Passado, presente, atemporalidade do inconsciente, temporalidade histórica, descontinuidades temporais, sintomas em tempos atuais, ideais culturais cravados na temporalidade, entre outras articulações instigantes, se fazem aqui representadas a um só tempo - o número 86 de nossa Reverso.
Ednei Soares, nosso convidado e professor da Universidade Radboud, na Holanda, discorre de forma fluida e criativa sobre a importância do conceito de angústia no século XX, como um dos elementos axiais na obra freudiana, e paralelamente essencial, em sua vertente clínica.
Podemos usufruir, nesta edição, a história da psicanálise e sua implicação na fundação do CPMG. Arlindo Pimenta cuidadosamente apresenta essa instigante trilha a ser percorrida pelos leitores.
Ainda na perspectiva temporal, Scheherazade Paes de Abreu trata da “descontinuidade” apontada pelo funcionamento psíquico a partir da perspectiva de Freud em diferentes e importantes artigos de sua obra.
Em articulações da psicanálise com a literatura, encontramos dois autores. Edson Santos de Oliveira apresenta limites da sublimação, articulada ao conceito de objeto transicional, trazendo, assim, a dimensão de “resto”, do que “sai de cena” no ato da escrita. Pedro Henrique Estevão Ferreira nos apresenta o “desencontro amoroso” e sua reinvenção pela literatura, numa interseção com o olhar psicanalítico.
Caminhando na direção de um encontro da cultura com a psicanálise, Bernardo Maranhão, de forma particular, tece a partir de Lacan uma delicada articulação entre o afeto da tristeza e uma “gaia ciência brasileira”, nas palavras de José Miguel Wisnik. Temos aí um diálogo produtivo entre música popular brasileira e psicanálise.
Ainda na interseção entre psicanálise e cultura, Eliana Rodrigues Pereira Mendes aborda a metapsicologia através do conceito de “ideal do eu”. Ao confrontá-lo com o “eu ideal”, vemo-nos, frente à cultura contemporânea, naquilo que ela apresenta em seus excessos, entre eles, o consumo, a intolerância, os racismos, as tecnologias.

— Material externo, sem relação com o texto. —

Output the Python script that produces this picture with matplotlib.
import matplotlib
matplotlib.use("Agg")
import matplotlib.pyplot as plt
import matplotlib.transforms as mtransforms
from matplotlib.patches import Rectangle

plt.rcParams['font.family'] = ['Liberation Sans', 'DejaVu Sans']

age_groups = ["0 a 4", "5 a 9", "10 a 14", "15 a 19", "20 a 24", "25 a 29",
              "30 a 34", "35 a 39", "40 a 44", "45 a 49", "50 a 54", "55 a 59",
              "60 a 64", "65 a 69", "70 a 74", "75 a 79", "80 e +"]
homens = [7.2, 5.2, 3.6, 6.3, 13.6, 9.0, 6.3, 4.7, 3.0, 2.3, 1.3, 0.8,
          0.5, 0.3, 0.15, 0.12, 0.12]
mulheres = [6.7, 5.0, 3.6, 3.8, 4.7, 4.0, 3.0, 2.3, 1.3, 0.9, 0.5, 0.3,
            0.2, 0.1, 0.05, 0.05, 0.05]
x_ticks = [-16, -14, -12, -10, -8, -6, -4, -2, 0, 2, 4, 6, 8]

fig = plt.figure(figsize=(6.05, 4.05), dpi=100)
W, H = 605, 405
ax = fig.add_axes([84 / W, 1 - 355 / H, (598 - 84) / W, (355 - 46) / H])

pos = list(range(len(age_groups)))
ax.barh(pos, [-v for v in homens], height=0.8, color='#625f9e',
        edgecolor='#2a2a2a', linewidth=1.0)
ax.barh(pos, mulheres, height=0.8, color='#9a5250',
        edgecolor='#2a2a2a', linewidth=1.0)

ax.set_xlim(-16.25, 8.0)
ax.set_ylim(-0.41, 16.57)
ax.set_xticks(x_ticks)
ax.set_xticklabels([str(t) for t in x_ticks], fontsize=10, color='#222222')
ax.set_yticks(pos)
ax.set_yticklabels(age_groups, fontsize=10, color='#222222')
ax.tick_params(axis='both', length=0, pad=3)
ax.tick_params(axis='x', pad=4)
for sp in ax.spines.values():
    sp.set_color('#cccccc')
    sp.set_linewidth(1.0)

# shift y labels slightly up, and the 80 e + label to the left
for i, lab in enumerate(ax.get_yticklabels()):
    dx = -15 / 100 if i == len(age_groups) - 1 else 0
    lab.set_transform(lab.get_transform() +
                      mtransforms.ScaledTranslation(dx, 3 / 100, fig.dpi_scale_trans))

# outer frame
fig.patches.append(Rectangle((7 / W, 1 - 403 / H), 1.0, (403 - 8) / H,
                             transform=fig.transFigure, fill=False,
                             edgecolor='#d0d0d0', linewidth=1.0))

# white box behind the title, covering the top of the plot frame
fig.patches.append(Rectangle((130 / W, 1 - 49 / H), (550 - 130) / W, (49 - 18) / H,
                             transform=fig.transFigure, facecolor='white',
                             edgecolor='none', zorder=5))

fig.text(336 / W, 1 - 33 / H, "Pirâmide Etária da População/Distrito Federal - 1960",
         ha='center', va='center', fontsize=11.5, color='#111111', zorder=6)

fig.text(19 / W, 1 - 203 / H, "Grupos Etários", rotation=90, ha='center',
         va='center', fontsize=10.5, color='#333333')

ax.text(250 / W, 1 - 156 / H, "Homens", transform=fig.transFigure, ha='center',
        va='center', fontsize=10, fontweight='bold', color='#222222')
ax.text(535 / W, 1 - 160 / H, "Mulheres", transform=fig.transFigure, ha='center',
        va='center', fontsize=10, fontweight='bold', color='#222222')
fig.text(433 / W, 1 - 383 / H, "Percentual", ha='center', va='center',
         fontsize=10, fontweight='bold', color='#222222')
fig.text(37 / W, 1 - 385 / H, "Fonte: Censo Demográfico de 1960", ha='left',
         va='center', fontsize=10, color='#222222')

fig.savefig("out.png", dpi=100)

Frente a essa hiperbolização, a autora propõe o pensamento crítico como ponte entre a herança clássica e a contemporaneidade.

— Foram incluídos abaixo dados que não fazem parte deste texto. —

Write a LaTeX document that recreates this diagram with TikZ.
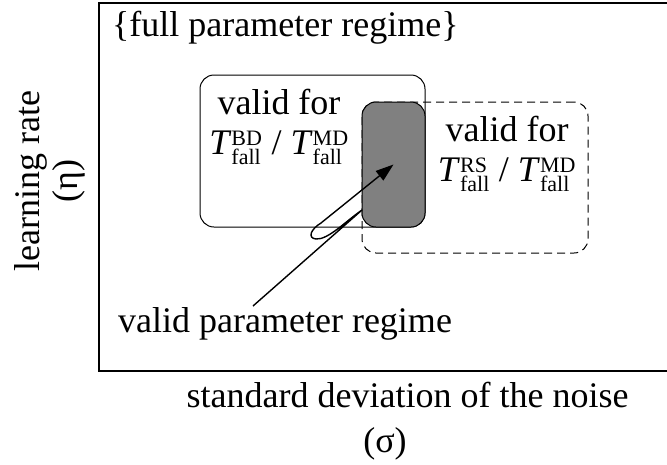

Marcos de Moura Oliveira apresenta uma intervenção relevante, ainda na interface psicanálise e cultura. Através de ícones sintomáticos advindos do encontro entre excesso de tecnologia e o sujeito contemporâneo, o autor nos interroga sobre os efeitos dessa alienação.
Nesta edição, encontramos artigos em que os autores dialogam com a Clínica. Michelle Mello e Paulo Roberto Ceccarelli ressaltam a relevância da transferência para a escuta psicanalítica e seu papel como força motriz para retificação subjetiva e ressignificação, tão essenciais ao trabalho clínico.

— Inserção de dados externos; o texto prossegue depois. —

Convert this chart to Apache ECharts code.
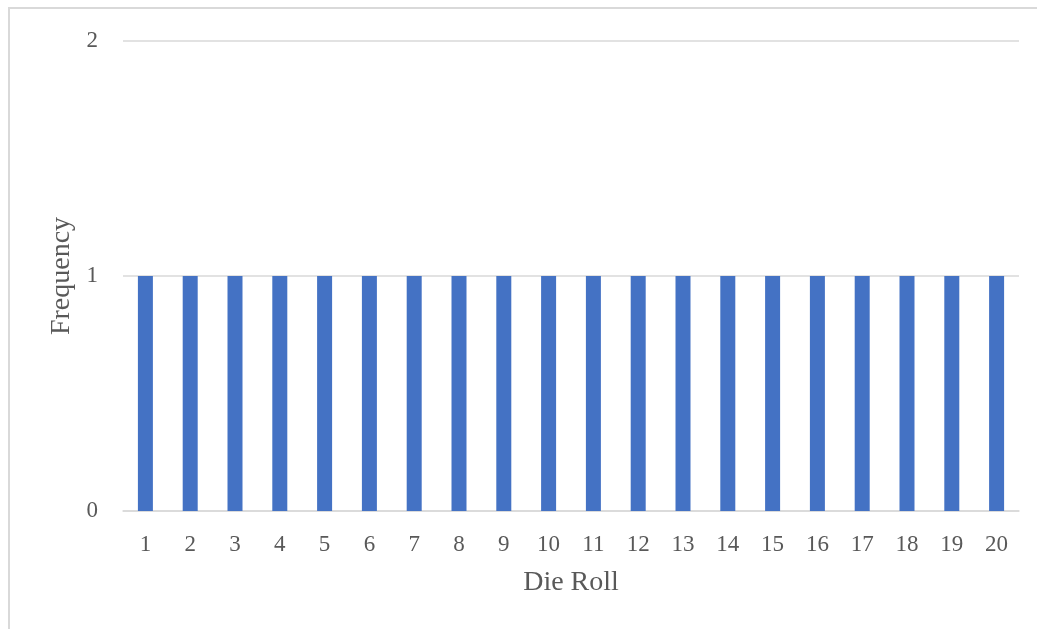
<!DOCTYPE html>
<html>
<head>
<meta charset="utf-8">
<script src="https://cdn.jsdelivr.net/npm/echarts@6/dist/echarts.min.js"></script>
<style>
  html, body { margin: 0; padding: 0; background: #ffffff; }
  #chart { width: 1037px; height: 629px; }
</style>
</head>
<body>
<div id="chart"></div>
<script>
// Frequency of each face for a 20-sided die
const dieFaces = ['1','2','3','4','5','6','7','8','9','10','11','12','13','14','15','16','17','18','19','20'];
const frequencies = [1,1,1,1,1,1,1,1,1,1,1,1,1,1,1,1,1,1,1,1];
const yTicks = [0, 1, 2];

const FONT = "'Liberation Serif', 'Times New Roman', serif";
const TEXT = '#595959';

const chart = echarts.init(document.getElementById('chart'), null, { renderer: 'canvas' });
chart.setOption({
  backgroundColor: '#ffffff',
  animation: false,
  graphic: [{
    type: 'rect',
    silent: true,
    shape: { x: 9, y: 8, width: 1200, height: 800 },
    style: { fill: 'none', stroke: '#d9d9d9', lineWidth: 2 }
  }],
  grid: { left: 123, right: 18, top: 41, bottom: 118, containLabel: false },
  xAxis: {
    type: 'category',
    data: dieFaces,
    name: 'Die Roll',
    nameLocation: 'middle',
    nameGap: 58,
    nameTextStyle: { fontFamily: FONT, fontSize: 28, color: TEXT },
    axisLine: { show: true, lineStyle: { color: '#d9d9d9', width: 1.5 } },
    axisTick: { show: false },
    axisLabel: { fontFamily: FONT, fontSize: 23, color: TEXT, margin: 22 }
  },
  yAxis: {
    type: 'value',
    min: yTicks[0],
    max: yTicks[yTicks.length - 1],
    interval: 1,
    name: 'Frequency',
    nameLocation: 'middle',
    nameGap: 37,
    nameTextStyle: { fontFamily: FONT, fontSize: 28, color: TEXT },
    axisLine: { show: false },
    axisTick: { show: false },
    splitLine: { lineStyle: { color: '#d9d9d9', width: 1.5 } },
    axisLabel: { fontFamily: FONT, fontSize: 23, color: TEXT, margin: 25 }
  },
  series: [{
    type: 'bar',
    data: frequencies,
    barWidth: 15,
    itemStyle: { color: '#4472C4' }
  }]
});
</script>
</body>
</html>
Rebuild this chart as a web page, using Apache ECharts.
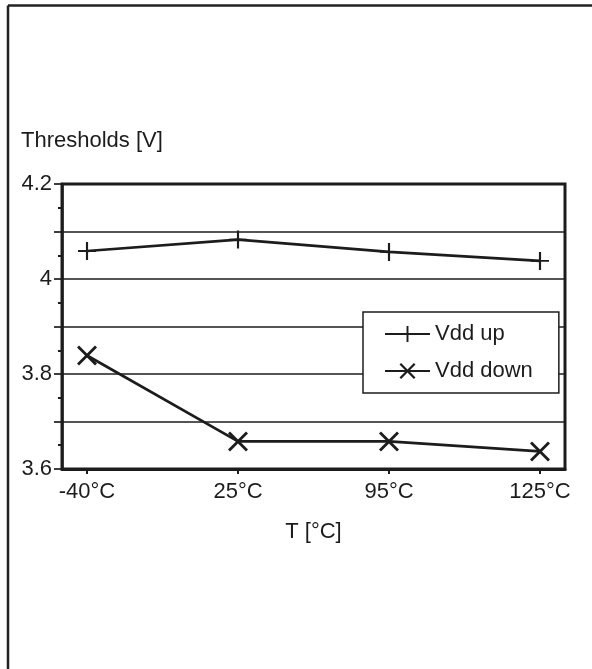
<!DOCTYPE html>
<html>
<head>
<meta charset="utf-8">
<script src="https://cdn.jsdelivr.net/npm/echarts@6/dist/echarts.min.js"></script>
<style>
html,body{margin:0;padding:0;background:#fff;}
#chart{width:592px;height:669px;}
</style>
</head>
<body>
<div id="chart"></div>
<script>
var categories = ['-40°C', '25°C', '95°C', '125°C'];
var vddUp = [4.059, 4.083, 4.057, 4.038];
var vddDown = [3.839, 3.658, 3.658, 3.637];
var seriesNames = ['Vdd up', 'Vdd down'];
var yTicks = [3.6, 3.8, 4.0, 4.2];

var FONT = 'Liberation Sans, Arial, sans-serif';
var INK = '#1c1c1c';

function pts(arr) { return arr.map(function (v, i) { return [i, v]; }); }

var plusPath = 'path://M-1.2,-10 L1.2,-10 L1.2,-1 L10,-1 L10,1 L1.2,1 L1.2,10 L-1.2,10 L-1.2,1 L-10,1 L-10,-1 L-1.2,-1 Z';
var crossPath = 'path://M-10,-8 L-8,-10 L0,-2 L8,-10 L10,-8 L2,0 L10,8 L8,10 L0,2 L-8,10 L-10,8 L-2,0 Z';

var chart = echarts.init(document.getElementById('chart'), null, {renderer: 'canvas'});
var idx = categories.map(function (c, i) { return i; });

chart.setOption({
  animation: false,
  backgroundColor: '#fff',
  textStyle: {fontFamily: FONT, color: INK},
  title: {
    text: 'Thresholds [V]',
    left: 21, top: 130,
    padding: 0,
    textStyle: {fontFamily: FONT, fontSize: 22, fontWeight: 'normal', color: INK}
  },
  grid: {
    left: 62, right: 27, top: 184, bottom: 200,
    show: true, borderWidth: 3, borderColor: INK, backgroundColor: 'transparent'
  },
  legend: {
    orient: 'vertical',
    left: 363, top: 312,
    padding: [11, 26, 11, 21],
    itemGap: 15,
    itemWidth: 45, itemHeight: 20,
    backgroundColor: '#fff',
    borderColor: INK, borderWidth: 1.5,
    textStyle: {fontFamily: FONT, fontSize: 22, color: INK},
    data: seriesNames
  },
  xAxis: {
    type: 'value',
    min: -0.1656, max: 3.1656,
    name: 'T [°C]',
    nameLocation: 'middle',
    nameGap: 52,
    nameTextStyle: {fontFamily: FONT, fontSize: 22, color: INK},
    axisLine: {show: true, onZero: false, lineStyle: {color: INK, width: 3}},
    axisTick: {show: true, customValues: idx, length: 5, lineStyle: {color: INK, width: 2}},
    axisLabel: {
      customValues: idx, margin: 12,
      fontFamily: FONT, fontSize: 22, color: INK,
      formatter: function (v) { return categories[Math.round(v)]; }
    },
    splitLine: {show: false}
  },
  yAxis: {
    type: 'value',
    min: 3.6, max: 4.2, interval: 0.1,
    axisLine: {show: true, onZero: false, lineStyle: {color: INK, width: 2.5}},
    axisTick: {show: true, length: 8, lineStyle: {color: INK, width: 1.7}},
    minorTick: {show: true, splitNumber: 2, length: 4, lineStyle: {color: INK, width: 2}},
    axisLabel: {
      margin: 10,
      fontFamily: FONT, fontSize: 22, color: INK,
      formatter: function (v) {
        for (var i = 0; i < yTicks.length; i++) {
          if (Math.abs(v - yTicks[i]) < 1e-6) return yTicks[i] % 1 === 0 ? String(yTicks[i].toFixed(0)) : String(yTicks[i]);
        }
        return '';
      }
    },
    splitLine: {show: true, lineStyle: {color: INK, width: 1.7}}
  },
  series: [
    {
      name: seriesNames[0], type: 'line',
      data: pts(vddUp),
      symbol: plusPath, symbolSize: 18,
      lineStyle: {color: INK, width: 2.7},
      itemStyle: {color: INK},
      z: 5
    },
    {
      name: seriesNames[1], type: 'line',
      data: pts(vddDown),
      symbol: crossPath, symbolSize: 20,
      lineStyle: {color: INK, width: 2.7},
      itemStyle: {color: INK},
      z: 5
    }
  ],
  graphic: [
    {type: 'line', shape: {x1: 8, y1: 5.5, x2: 592, y2: 5.5}, style: {stroke: '#222', lineWidth: 2.5}},
    {type: 'line', shape: {x1: 8, y1: 5.5, x2: 8, y2: 669}, style: {stroke: '#222', lineWidth: 2.5}}
  ]
});
</script>
</body>
</html>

Contemplando também a práxis psicanalítica, Paulo Victor Madureira Costa e Paula Sobral, tratam da especificidade do obsessivo e sua sustentação pelo narcisismo e pela agressividade. A imaginarização excessiva do obsessivo o torna refém do outro. Faz-se necessária a abertura de uma falta, possibilitando, assim, o campo do desejo.
Vanessa Campos Santoro propõe de maneira clara a desmontagem dos excessos, especialmente no que tangencia ideais, sejam presentes no campo da singularidade como no caso clínico apresentado, seja no campo das instituições, em que a abertura para a falta e a desconstrução de “rigor excessivo” serão bons aliados nessa travessia.
A abertura, segundo a autora, se dá pela abdicação dos excessos idealizantes.
Por último, mas não menos importante, nossos agradecimentos à comissão editorial da Reverso - aos queridos colegas, Carlos Mello, Eliana Mendes, Marília Brandão, Paulo Roberto Cecarelli e, em especial, à incansável Mazzarello Cotta Ribeiro, sempre atenta e dedicada. Nossos agradecimentos também, à equipe técnica que nos apoia “no pingo e na letra” - Dila Bragança de Mendonça, com a revisão, Valdinei do Carmo, nosso diagramador, além das secretárias do CPMG Adriana e Esmeralda, e a bibliotecária Marta Almeida, sempre solícitas.
Aos nossos leitores, desejamos uma ótima experiência por aqui!